Comment travaillez-vous vos lumières ? 
 
Elles sont une nouvelle fois inspirées par ce que j’ai vu à Rome. J’essaie de travailler avec les lumières et les ombres de manière spirituelle. J’utilise la lumière de manière positive et métaphysique. Les tons clairs représentent la lumière du paradis et la foi, la spiritualité tandis que les ombres illustrent la solitude, le chagrin, le doute. Je pense que lorsqu’on regarde mes clichés en ayant en tête ces informations, on les comprend mieux.

Quels conseils pourriez-vous donner à des photographes souhaitant se lancer ?  
Je reçois beaucoup d’e-mails de jeunes photographes, qui souhaitent se lancer, me demandant comment débuter. Rien qu’aujourd’hui, j’ai bien dû en recevoir une dizaine. C’est très difficile de conseiller ces jeunes, car lorsque j’avais leur âge, je voulais tout, tout de suite. Comme tout le monde, j’associais le succès à l’argent et je voulais la gloire. Ce que les jeunes oublient est que la photographie est un long voyage. En ce qui me concerne, il a pris du temps. J’ai progressivement évolué, tout comme ma présence sur Instagram et sur Internet. Le conseil que je pourrais donner aux jeunes est donc d’accepter que cela puisse prendre du temps. N’essayez pas de précipiter les choses. Vos images vont s’améliorer en pratiquant. La patience est la chose la plus importante. 

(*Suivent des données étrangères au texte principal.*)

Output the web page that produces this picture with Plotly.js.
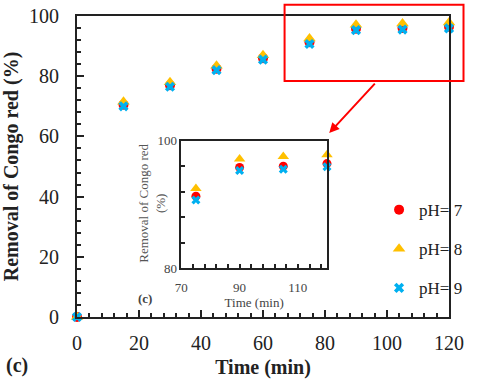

En 2016, vous avez réalisé un travail à quatre mains avec le street artist Jeff Aérosol exposé à la MathGoth Galerie. Comment cette collaboration est-elle née ?
Ce qui est amusant est que j’ai contacté Jeff parce qu’il utilisait certaines de mes images. Il m’a répondu qu’il ne savait pas qu’il s’agissait de mes photos et m’a, par la suite, invité à une exposition qu’il organisait à Londres. En échangeant, nous avons pensé à un projet collaboratif qui a été exposé à Paris et à Londres. Ce qui était intéressant était de voir que mes images pouvaient être utilisées d’une façon complètement différente. J’ai aussi travaillé avec C215. C’est quelque chose que je pourrais refaire. 

Qu’allez-vous exposer durant le Vincennes Images Festival ?  
Probablement des images tirées de mon portfolio en grand format. C’est la première fois que je vais faire une exposition en extérieur à Paris, ce qui est incroyable. J’ai hâte. Je pense que le premier jour je vais observer la façon dont les gens perçoivent mon travail.